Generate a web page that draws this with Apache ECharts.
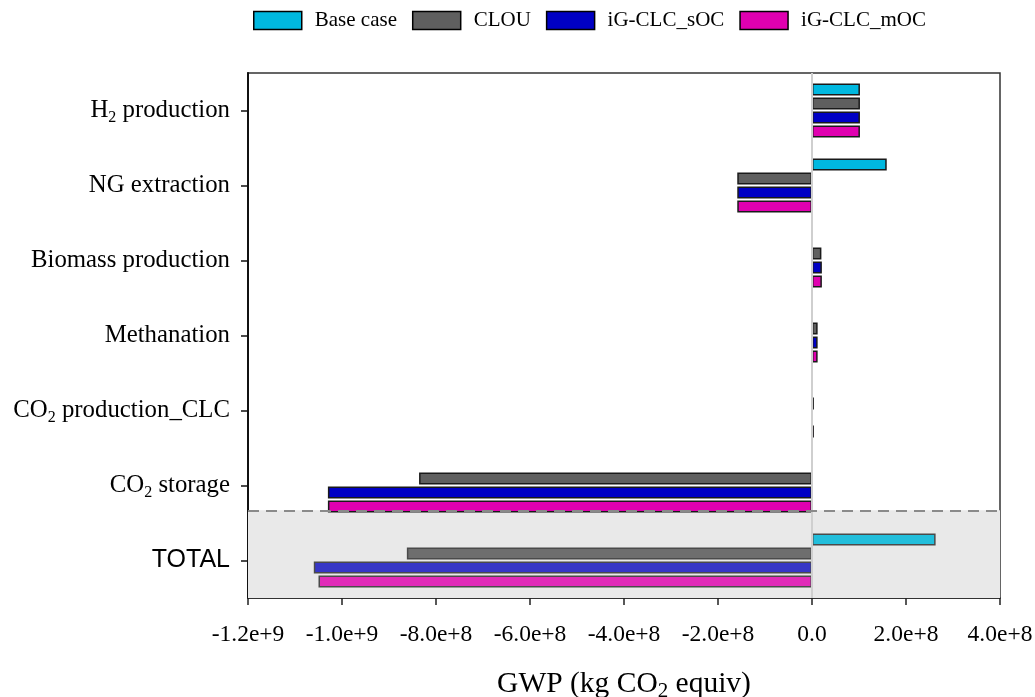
<!DOCTYPE html>
<html>
<head>
<meta charset="utf-8">
<script src="https://cdn.jsdelivr.net/npm/echarts@6/dist/echarts.min.js"></script>
<style>html,body{margin:0;padding:0;background:#fff;}#chart{width:1035px;height:697px;}</style>
</head>
<body>
<div id="chart"></div>
<script>
// ---- data ----
const categories = ['H2 production', 'NG extraction', 'Biomass production', 'Methanation', 'CO2 production_CLC', 'CO2 storage', 'TOTAL'];
const seriesNames = ['Base case', 'CLOU', 'iG-CLC_sOC', 'iG-CLC_mOC'];
const baseCase = [1.02e8, 1.59e8, null, null, null, null, 2.63e8];
const clou     = [1.02e8, -1.59e8, 2.0e7, 1.2e7, 4.0e6, -8.36e8, -8.62e8];
const igSOC    = [1.02e8, -1.59e8, 2.1e7, 1.2e7, null, -1.03e9, -1.06e9];
const igMOC    = [1.02e8, -1.59e8, 2.1e7, 1.2e7, 4.0e6, -1.03e9, -1.05e9];
const xTickLabels = ['-1.2e+9', '-1.0e+9', '-8.0e+8', '-6.0e+8', '-4.0e+8', '-2.0e+8', '0.0', '2.0e+8', '4.0e+8'];
const xMin = -1.2e9, xMax = 4e8, xStep = 2e8;
const totalSplit = 5.83; // position of dashed separator in category units

const colors = ['#00b8e0', '#5f5f5f', '#0000c4', '#e000b0'];
const totalColors = ['#22bedb', '#6e6e6e', '#3636c6', '#e02ab8'];
const serif = 'Liberation Serif, Times New Roman, serif';

function fmtCat(v) {
  if (v === 'TOTAL') return '{t|TOTAL}';
  const m = v.match(/^(H|CO)2(.*)$/);
  if (m) return '{n|' + m[1] + '}{s|2}{n|' + m[2] + '}';
  return '{n|' + v + '}';
}

const allData = [baseCase, clou, igSOC, igMOC];
const barSeries = allData.map((arr, i) => ({
  name: seriesNames[i],
  type: 'bar',
  xAxisIndex: 0, yAxisIndex: 0,
  barWidth: 12,
  barGap: '17%',
  z: 3,
  itemStyle: { color: colors[i], borderColor: '#1a1a1a', borderWidth: 1.5 },
  data: arr.map((v, j) => categories[j] === 'TOTAL'
    ? { value: v, itemStyle: { color: totalColors[i], borderColor: '#4a4a4a' } }
    : v)
}));

const helper = [
  {
    type: 'line', xAxisIndex: 0, yAxisIndex: 1, data: [], z: 1, silent: true,
    markArea: { silent: true, itemStyle: { color: '#e9e9e9' },
      data: [[{ coord: [xMin, totalSplit] }, { coord: [xMax, categories.length] }]] },
    markLine: { silent: true, symbol: 'none', label: { show: false },
      lineStyle: { color: '#cfcfcf', width: 2, type: 'solid' },
      data: [[{ coord: [0, 0] }, { coord: [0, categories.length] }]] }
  },
  {
    type: 'line', xAxisIndex: 0, yAxisIndex: 1, data: [], z: 6, silent: true,
    markLine: { silent: true, symbol: 'none', label: { show: false },
      lineStyle: { color: '#8a8a8a', width: 2, type: [11, 7] },
      data: [[{ coord: [xMin, totalSplit] }, { coord: [xMax, totalSplit] }]] }
  }
];

const chart = echarts.init(document.getElementById('chart'));
chart.setOption({
  animation: false,
  backgroundColor: '#fff',
  legend: {
    left: 253, top: 10, padding: 0,
    icon: 'rect',
    itemWidth: 48, itemHeight: 18, itemGap: 15,
    data: seriesNames,
    itemStyle: { borderColor: '#000', borderWidth: 1.5 },
    textStyle: { fontFamily: serif, fontSize: 21, color: '#000', padding: [0, 0, 0, 8] }
  },
  grid: { left: 248, right: 35, top: 73, bottom: 99, outerBoundsMode: 'none', containLabel: false,
    show: true, borderColor: '#333', borderWidth: 1.5, backgroundColor: 'transparent' },
  xAxis: [{
    type: 'value', min: xMin, max: xMax, interval: xStep,
    axisLine: { show: true, onZero: false, lineStyle: { color: '#222', width: 1.5 } },
    axisTick: { show: true, inside: false, length: 7, lineStyle: { color: '#222', width: 1.5 } },
    splitLine: { show: false },
    axisLabel: {
      margin: 25, fontFamily: serif, fontSize: 23.5, color: '#000',
      formatter: v => xTickLabels[Math.round((v - xMin) / xStep)]
    },
    name: '{n|GWP (kg CO}{s|2}{n| equiv)}',
    nameLocation: 'middle', nameGap: 69,
    nameTextStyle: {
      rich: {
        n: { fontFamily: serif, fontSize: 29.5, color: '#000' },
        s: { fontFamily: serif, fontSize: 21, color: '#000', padding: [14, 0, 0, 0] }
      }
    }
  }],
  yAxis: [{
    type: 'category', data: categories, inverse: true,
    axisLine: { show: true, onZero: false, lineStyle: { color: '#111', width: 2 } },
    axisTick: { show: true, alignWithLabel: true, interval: 0, length: 7, lineStyle: { color: '#111', width: 1.5 } },
    axisLabel: {
      margin: 18, interval: 0,
      formatter: fmtCat,
      rich: {
        n: { fontFamily: serif, fontSize: 24.8, color: '#000' },
        s: { fontFamily: serif, fontSize: 16, color: '#000', padding: [14, 0, 0, 0] },
        t: { fontFamily: 'Liberation Sans, Arial, sans-serif', fontSize: 25, color: '#000' }
      }
    },
    splitLine: { show: false }
  }, {
    type: 'value', min: 0, max: categories.length, inverse: true, show: false
  }],
  series: barSeries.concat(helper)
});
</script>
</body>
</html>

━━━━━━━━━━━━━━━━

* Exercise aim
Set down the material exactly, every line of it, except for the pictures.

* Answer below
Generate a web page that draws this with Apache ECharts.
<!DOCTYPE html>
<html>
<head>
<meta charset="utf-8">
<script src="https://cdn.jsdelivr.net/npm/echarts@6/dist/echarts.min.js"></script>
<style>html,body{margin:0;padding:0;background:#fff;}#chart{width:1035px;height:697px;}</style>
</head>
<body>
<div id="chart"></div>
<script>
// ---- data ----
const categories = ['H2 production', 'NG extraction', 'Biomass production', 'Methanation', 'CO2 production_CLC', 'CO2 storage', 'TOTAL'];
const seriesNames = ['Base case', 'CLOU', 'iG-CLC_sOC', 'iG-CLC_mOC'];
const baseCase = [1.02e8, 1.59e8, null, null, null, null, 2.63e8];
const clou     = [1.02e8, -1.59e8, 2.0e7, 1.2e7, 4.0e6, -8.36e8, -8.62e8];
const igSOC    = [1.02e8, -1.59e8, 2.1e7, 1.2e7, null, -1.03e9, -1.06e9];
const igMOC    = [1.02e8, -1.59e8, 2.1e7, 1.2e7, 4.0e6, -1.03e9, -1.05e9];
const xTickLabels = ['-1.2e+9', '-1.0e+9', '-8.0e+8', '-6.0e+8', '-4.0e+8', '-2.0e+8', '0.0', '2.0e+8', '4.0e+8'];
const xMin = -1.2e9, xMax = 4e8, xStep = 2e8;
const totalSplit = 5.83; // position of dashed separator in category units

const colors = ['#00b8e0', '#5f5f5f', '#0000c4', '#e000b0'];
const totalColors = ['#22bedb', '#6e6e6e', '#3636c6', '#e02ab8'];
const serif = 'Liberation Serif, Times New Roman, serif';

function fmtCat(v) {
  if (v === 'TOTAL') return '{t|TOTAL}';
  const m = v.match(/^(H|CO)2(.*)$/);
  if (m) return '{n|' + m[1] + '}{s|2}{n|' + m[2] + '}';
  return '{n|' + v + '}';
}

const allData = [baseCase, clou, igSOC, igMOC];
const barSeries = allData.map((arr, i) => ({
  name: seriesNames[i],
  type: 'bar',
  xAxisIndex: 0, yAxisIndex: 0,
  barWidth: 12,
  barGap: '17%',
  z: 3,
  itemStyle: { color: colors[i], borderColor: '#1a1a1a', borderWidth: 1.5 },
  data: arr.map((v, j) => categories[j] === 'TOTAL'
    ? { value: v, itemStyle: { color: totalColors[i], borderColor: '#4a4a4a' } }
    : v)
}));

const helper = [
  {
    type: 'line', xAxisIndex: 0, yAxisIndex: 1, data: [], z: 1, silent: true,
    markArea: { silent: true, itemStyle: { color: '#e9e9e9' },
      data: [[{ coord: [xMin, totalSplit] }, { coord: [xMax, categories.length] }]] },
    markLine: { silent: true, symbol: 'none', label: { show: false },
      lineStyle: { color: '#cfcfcf', width: 2, type: 'solid' },
      data: [[{ coord: [0, 0] }, { coord: [0, categories.length] }]] }
  },
  {
    type: 'line', xAxisIndex: 0, yAxisIndex: 1, data: [], z: 6, silent: true,
    markLine: { silent: true, symbol: 'none', label: { show: false },
      lineStyle: { color: '#8a8a8a', width: 2, type: [11, 7] },
      data: [[{ coord: [xMin, totalSplit] }, { coord: [xMax, totalSplit] }]] }
  }
];

const chart = echarts.init(document.getElementById('chart'));
chart.setOption({
  animation: false,
  backgroundColor: '#fff',
  legend: {
    left: 253, top: 10, padding: 0,
    icon: 'rect',
    itemWidth: 48, itemHeight: 18, itemGap: 15,
    data: seriesNames,
    itemStyle: { borderColor: '#000', borderWidth: 1.5 },
    textStyle: { fontFamily: serif, fontSize: 21, color: '#000', padding: [0, 0, 0, 8] }
  },
  grid: { left: 248, right: 35, top: 73, bottom: 99, outerBoundsMode: 'none', containLabel: false,
    show: true, borderColor: '#333', borderWidth: 1.5, backgroundColor: 'transparent' },
  xAxis: [{
    type: 'value', min: xMin, max: xMax, interval: xStep,
    axisLine: { show: true, onZero: false, lineStyle: { color: '#222', width: 1.5 } },
    axisTick: { show: true, inside: false, length: 7, lineStyle: { color: '#222', width: 1.5 } },
    splitLine: { show: false },
    axisLabel: {
      margin: 25, fontFamily: serif, fontSize: 23.5, color: '#000',
      formatter: v => xTickLabels[Math.round((v - xMin) / xStep)]
    },
    name: '{n|GWP (kg CO}{s|2}{n| equiv)}',
    nameLocation: 'middle', nameGap: 69,
    nameTextStyle: {
      rich: {
        n: { fontFamily: serif, fontSize: 29.5, color: '#000' },
        s: { fontFamily: serif, fontSize: 21, color: '#000', padding: [14, 0, 0, 0] }
      }
    }
  }],
  yAxis: [{
    type: 'category', data: categories, inverse: true,
    axisLine: { show: true, onZero: false, lineStyle: { color: '#111', width: 2 } },
    axisTick: { show: true, alignWithLabel: true, interval: 0, length: 7, lineStyle: { color: '#111', width: 1.5 } },
    axisLabel: {
      margin: 18, interval: 0,
      formatter: fmtCat,
      rich: {
        n: { fontFamily: serif, fontSize: 24.8, color: '#000' },
        s: { fontFamily: serif, fontSize: 16, color: '#000', padding: [14, 0, 0, 0] },
        t: { fontFamily: 'Liberation Sans, Arial, sans-serif', fontSize: 25, color: '#000' }
      }
    },
    splitLine: { show: false }
  }, {
    type: 'value', min: 0, max: categories.length, inverse: true, show: false
  }],
  series: barSeries.concat(helper)
});
</script>
</body>
</html>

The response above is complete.